While minimizing risk and ensuring each release contributed to long-term portfolio growth rather than isolated wins?

Strategy & Product Approach

I approached the business as a product ecosystem rather than a collection of individual titles.

Key strategic decisions included:

1. Product Structure

  • Designed interconnected series to benefit from read-through economics

  • Optimized entry points to reduce reader acquisition friction

  • Structured releases to reinforce algorithmic momentum

2. Positioning & Differentiation

  • Identified under-served intersections within established sub-genres

  • Developed a consistent visual and tonal brand to signal reader fit

  • Aligned covers, descriptions, and metadata to category expectations

3. Distribution & Growth

  • Leveraged platform-native discovery mechanisms

  • Used limited paid acquisition selectively to validate positioning and support early traction

  • Prioritized learnings over short-term scale in early launches

Data visualization comparing series versus standalone books in the Romance bestseller list, highlighting higher share of rankings and royalties for series titles.

Visual: Series vs. standalone performance distribution (K-lytics)
Purpose: Justifies series-first product strategy

Strategy mapping board outlining reader expectations, branding decisions, direct sales experiments, and content distribution ideas for an independent publishing business.

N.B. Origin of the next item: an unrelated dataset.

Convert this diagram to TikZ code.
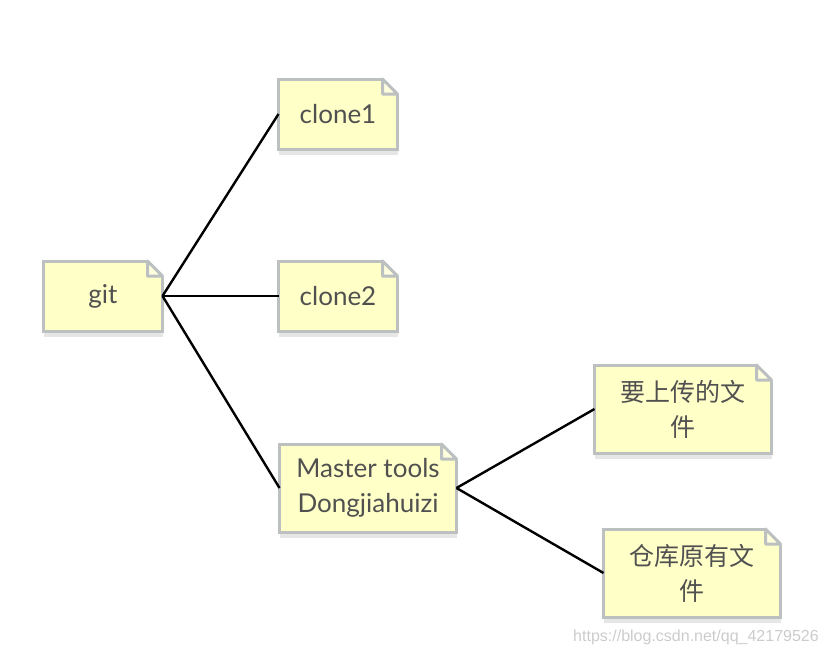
\documentclass[tikz,border=0pt]{standalone}
\usepackage{fontspec}
\setmainfont{Lato}
\newfontfamily\cjk{Noto Sans CJK SC}
\newfontfamily\urlfont{Liberation Sans}
\usetikzlibrary{calc}
\definecolor{noteyellow}{RGB}{255,255,200}
\definecolor{notefold}{RGB}{255,255,222}
\definecolor{notegray}{RGB}{188,192,192}
\definecolor{noteshadow}{RGB}{230,230,230}
\definecolor{notetext}{RGB}{80,80,80}
\tikzset{
  % Note box
  note/.style={draw=notegray, fill=noteyellow, line width=3pt, outer sep=0pt,
    inner sep=0pt, text=notetext, align=center,
    font=\fontsize{26}{35}\selectfont},
  % Small note
  snote/.style={note, minimum width=119pt, minimum height=70pt},
  % Wide note
  wnote/.style={note, minimum width=177pt, minimum height=88pt},
  % Wide note with Chinese text
  cnote/.style={wnote, font=\cjk\fontsize{25}{35}\selectfont},
  % Connector
  link/.style={line width=2.4pt, black},
}
\def\notefold{15}

\begin{document}
\begin{tikzpicture}[x=1pt, y=-1pt]
  \useasboundingbox[fill=white] (0,0) rectangle (828,656);

  \node[snote] (git) at (103,296) {git};
  \node[snote] (clone1) at (338,114) {clone1};
  \node[snote] (clone2) at (338,296) {clone2};
  \node[wnote] (master) at (368,488) {Master tools\\Dongjiahuizi};
  \node[cnote] (upload) at (683,409) {要上传的文\\件};
  \node[cnote] (repo) at (692,573) {仓库原有文\\件};

  % shadows and folded corners
  \foreach \n in {git,clone1,clone2,master,upload,repo}{
    \fill[noteshadow] ($(\n.south west)+(0,1.5)$) rectangle ($(\n.south east)+(0,6)$);
    \fill[white] ($(\n.north east)+(-\notefold-2,-2)$) -- ($(\n.north east)+(2,-2)$)
      -- ($(\n.north east)+(2,\notefold+2)$) -- cycle;
    \filldraw[fill=notefold, draw=notegray, line width=3pt, line join=round]
      ($(\n.north east)+(-\notefold,0)$) -- ($(\n.north east)+(0,\notefold)$)
      -- ($(\n.north east)+(-\notefold,\notefold)$) -- cycle;
  }

  \draw[link] (git.east) -- (clone1.west);
  \draw[link] (git.east) -- (clone2.west);
  \draw[link] (git.east) -- (master.west);
  \draw[link] (master.east) -- (upload.west);
  \draw[link] (master.east) -- (repo.west);

  \node[text=black!20, font=\urlfont\fontsize{16}{18}\selectfont] (url) at (696,637)
    {https://blog.csdn.net/qq\_42179526};
\end{tikzpicture}
\end{document}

Visual: Strategy mapping board outlining reader expectations, branding decisions, direct sales experiments, and content distribution ideas for an independent publishing business.

Visual: Strategy mapping board outlining reader expectations, branding decisions, direct sales experiments, and content distribution ideas for an independent publishing business.

Execution

This case study highlights the launch of a breakout title that validated a repeatable delivery and optimization approach.

For this release, I applied a sprint-based execution model focused on learning velocity and risk control:

  • Defined clear hypotheses for positioning, packaging, and pricing before launch

  • Set scoped launch goals tied to discoverability and early reader signals

  • Monitored post-launch performance closely and adjusted metadata, pricing, and promotion based on real-time results

While the visuals focus on a single title, this launch served as a proving ground for a broader operating model that I continue to apply to subsequent releases.

This approach enabled:

    • Faster iteration during the launch window

    • Reduced downside risk by validating assumptions incrementally

    • A clear blueprint for repeating successful launch patterns

Amazon Kindle category page showing a book ranked #1 in New Releases for Multicultural & Interracial Romance.

Visual: Amazon Kindle category page showing a book ranked #1 in New Releases for Multicultural & Interracial Romance.

Line chart showing Kindle sales rank performance over time for a book release, with a rapid climb following launch and sustained ranking thereafter.

Visual: Line chart showing Kindle sales rank performance over time for a book release, with a rapid climb following launch and sustained ranking thereafter (blurred internal data).

Outcomes

Business Results

    Royalties dashboard displaying cumulative estimated earnings over time with a line chart showing monthly subscription royalty trends.

    Visual: Revenue growth over time (Amazon royalty dashboard, anonymized)

    +$105K CAD

    In lifetime gross revenue (to date)

    Top 100

    Titles achieving Top New Release and Top 100 sub-category positions

    Product Impact

    • Demonstrated predictable launch performance using a structured, repeatable approach

    • Reduced reliance on intuition by grounding launch decisions in market and performance data

    • Established a scalable foundation for future releases and experimentation

    What This System Enabled

    • Faster time-to-market for new releases by reusing proven launch patterns

    • Increased confidence in forecasting early performance signals

    • The ability to test new concepts while protecting the core business

    • A shift from one-off launches to long-term portfolio thinking

    Reflection

    This work reinforced the importance of:

    • Grounding creative output in market realities

    • Designing systems rather than optimizing for one-off successes

    • Treating distribution and monetization as core product concerns, not afterthoughts

    • Using data to guide decisions while remaining attentive to user expectations

    The experience closely mirrors product leadership in high-ambiguity environments: limited resources, incomplete information, and the need to balance short-term performance with long-term strategy.